A. I guess it came from traveling around the world, and then coming back to America and Boston. I’d walk down the street, and it would be like: Starbucks, Dunkin’ Donuts, Blockbuster, Starbucks, Dunkin’ Donuts, Blockbuster. It occurred to me that this is almost our contemporary urban landscape — this repeating series of logos along the street. Some parts of the world are more like that than others. I kind of liked the idea of both skewering that and also just showing the way we live, though it’s not necessarily a terrible thing. I’m part of many generations now where our childhood was watching TV. We wanted all these things — toys and comic books and McDonald’s and Happy Meals. These things were such a pivotal part of my childhood that, now growing up, why wouldn’t we be living in a world also filled with McDonald’s signs and stuff like that?

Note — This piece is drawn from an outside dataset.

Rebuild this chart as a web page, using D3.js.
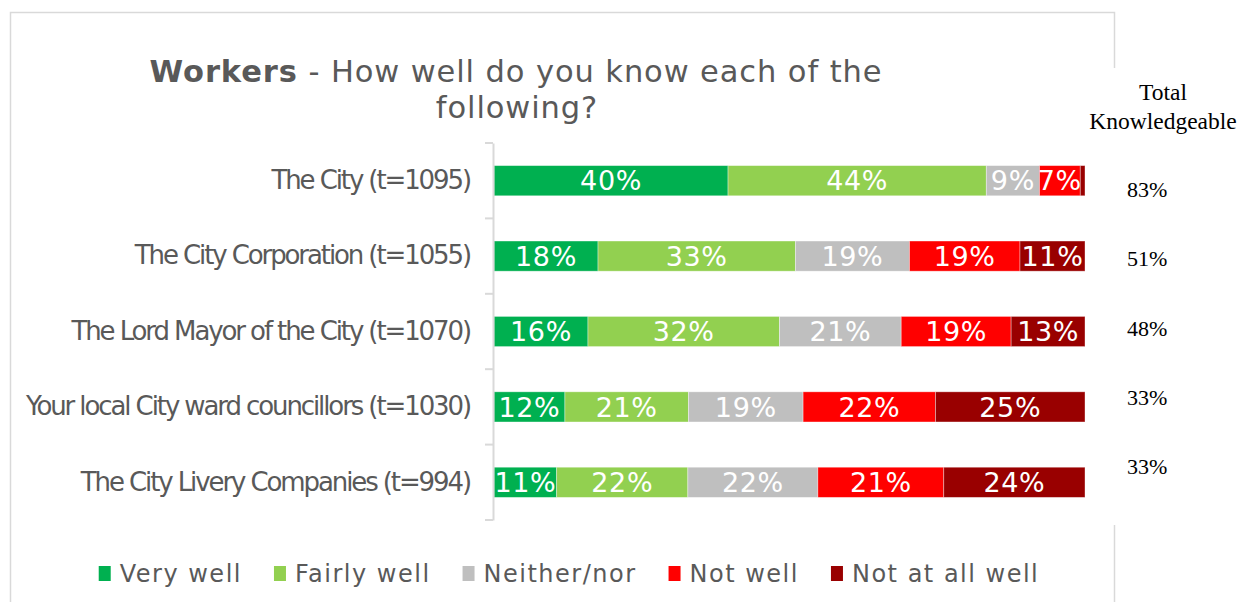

Q. Any special plans for First Night?

A. I think the bulk of my New Year’s is going to be just going out and gawking at people wearing my artwork on their body, and seeing my image on posters and whatever else is going on. I’ll almost be taking the role of the astronaut, wandering around in a somewhat surreal environment for myself. Of course, I’ll go to some events and see ice sculptures and stuff like that. I think somebody was planning on doing an astronaut ice sculpture, which would be crazy and cool to see. TAYLOR ADAMS

Interview has been condensed and edited. Taylor Adams can be reached at tadams@globe.com.

WHO
Scott Listfield
WHAT
A Somerville artist whose work appears on this year’s First Night Boston buttons, which grant thousands of revelers access to a bevy of Dec. 31 events. His paintings often feature an astronaut wandering through playfully surreal contemporary scenes.